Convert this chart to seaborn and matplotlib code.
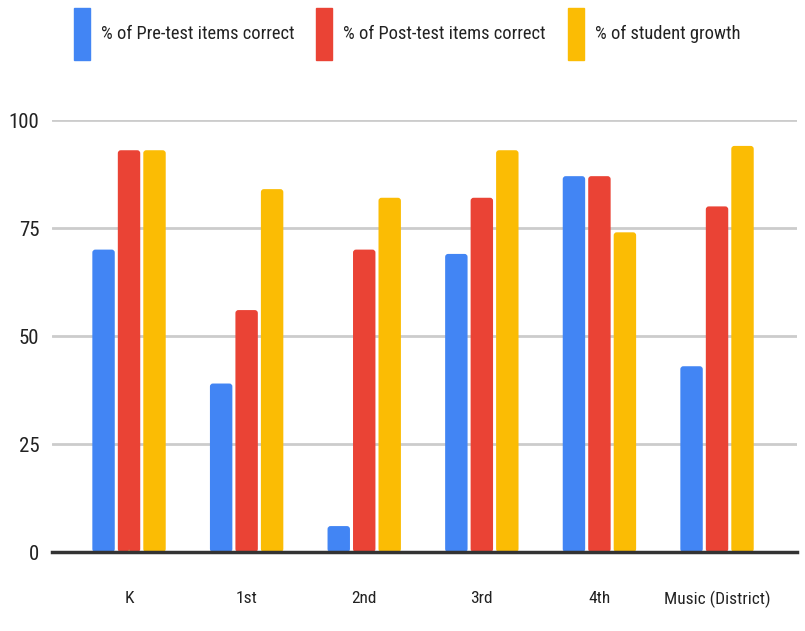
import matplotlib
matplotlib.use("Agg")
import matplotlib.pyplot as plt
from matplotlib.patches import FancyBboxPatch
import seaborn as sns
import pandas as pd

categories = ["K", "1st", "2nd", "3rd", "4th", "Music (District)"]
series_names = ["% of Pre-test items correct", "% of Post-test items correct", "% of student growth"]
pre_test = [70, 39, 6, 69, 87, 43]
post_test = [93, 56, 70, 82, 87, 80]
growth = [93, 84, 82, 93, 74, 94]
colors = ["#4285F4", "#EA4335", "#FBBC04"]
yticks = [0, 25, 50, 75, 100]

rows = []
for name, vals in zip(series_names, [pre_test, post_test, growth]):
    for c, v in zip(categories, vals):
        rows.append({"category": c, "series": name, "value": v})
df = pd.DataFrame(rows)

sns.set_theme(style="white")
plt.rcParams["font.family"] = ["Roboto Condensed", "Liberation Sans Narrow", "Roboto", "DejaVu Sans"]

fig = plt.figure(figsize=(8.05, 6.31), dpi=100)
ax = fig.add_axes([52 / 805, 1 - 552 / 631, (797 - 52) / 805, (552 - 120) / 631])

sns.barplot(data=df, x="category", y="value", hue="series", order=categories,
            hue_order=series_names, palette=colors, width=0.65, gap=0.12,
            saturation=1, ax=ax, legend=True, zorder=3)

ax.set_ylim(0, 100)
ax.set_xlim(-0.655, 5.68)

# round the top corners of the bars drawn by seaborn
fig.canvas.draw()
bbox = ax.get_window_extent()
px_per_x = bbox.width / (ax.get_xlim()[1] - ax.get_xlim()[0])
px_per_y = bbox.height / (ax.get_ylim()[1] - ax.get_ylim()[0])
aspect = px_per_x / px_per_y
r_px = 3.0
for p in list(ax.patches):
    x, y = p.get_x(), p.get_y()
    w, h = p.get_width(), p.get_height()
    fc = p.get_facecolor()
    p.remove()
    fb = FancyBboxPatch((x, y), w, h, boxstyle=f"round,pad=0,rounding_size={r_px / px_per_x}",
                        mutation_aspect=aspect, facecolor=fc, edgecolor="none", zorder=3)
    ax.add_patch(fb)

ax.set_yticks(yticks)
ax.set_yticklabels([str(t) for t in yticks])
ax.set_xlabel("")
ax.set_ylabel("")
for s in ["top", "right", "left"]:
    ax.spines[s].set_visible(False)
ax.spines["bottom"].set_color("#333333")
ax.spines["bottom"].set_linewidth(2.5)
ax.spines["bottom"].set_zorder(5)
ax.yaxis.grid(True, color="#cccccc", linewidth=2, zorder=0)
ax.set_axisbelow(True)
ax.tick_params(axis="y", length=0, pad=9, labelsize=15, labelcolor="#222222")
ax.tick_params(axis="x", length=0, pad=28, labelsize=12.5, labelcolor="#222222")

ax.get_legend().remove()
handles = [plt.Rectangle((0, 0), 1, 1, color=c) for c in colors]
fig.legend(handles, series_names, loc="center", bbox_to_anchor=(407 / 805, 1 - 34 / 631),
           ncol=3, frameon=False, fontsize=13.3, handlelength=0.85, handleheight=4.0,
           handletextpad=0.6, columnspacing=1.2, labelcolor="#222222")

fig.savefig("out.png", dpi=100)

Stated problem: Exactly as written, please give again the lines from the beginning of the listing through the line containing "ax = fig.add_axes([52", inclusive, without any pictures.

Full solution:
Convert this chart to seaborn and matplotlib code.
import matplotlib
matplotlib.use("Agg")
import matplotlib.pyplot as plt
from matplotlib.patches import FancyBboxPatch
import seaborn as sns
import pandas as pd

categories = ["K", "1st", "2nd", "3rd", "4th", "Music (District)"]
series_names = ["% of Pre-test items correct", "% of Post-test items correct", "% of student growth"]
pre_test = [70, 39, 6, 69, 87, 43]
post_test = [93, 56, 70, 82, 87, 80]
growth = [93, 84, 82, 93, 74, 94]
colors = ["#4285F4", "#EA4335", "#FBBC04"]
yticks = [0, 25, 50, 75, 100]

rows = []
for name, vals in zip(series_names, [pre_test, post_test, growth]):
    for c, v in zip(categories, vals):
        rows.append({"category": c, "series": name, "value": v})
df = pd.DataFrame(rows)

sns.set_theme(style="white")
plt.rcParams["font.family"] = ["Roboto Condensed", "Liberation Sans Narrow", "Roboto", "DejaVu Sans"]

fig = plt.figure(figsize=(8.05, 6.31), dpi=100)
ax = fig.add_axes([52 / 805, 1 - 552 / 631, (797 - 52) / 805, (552 - 120) / 631])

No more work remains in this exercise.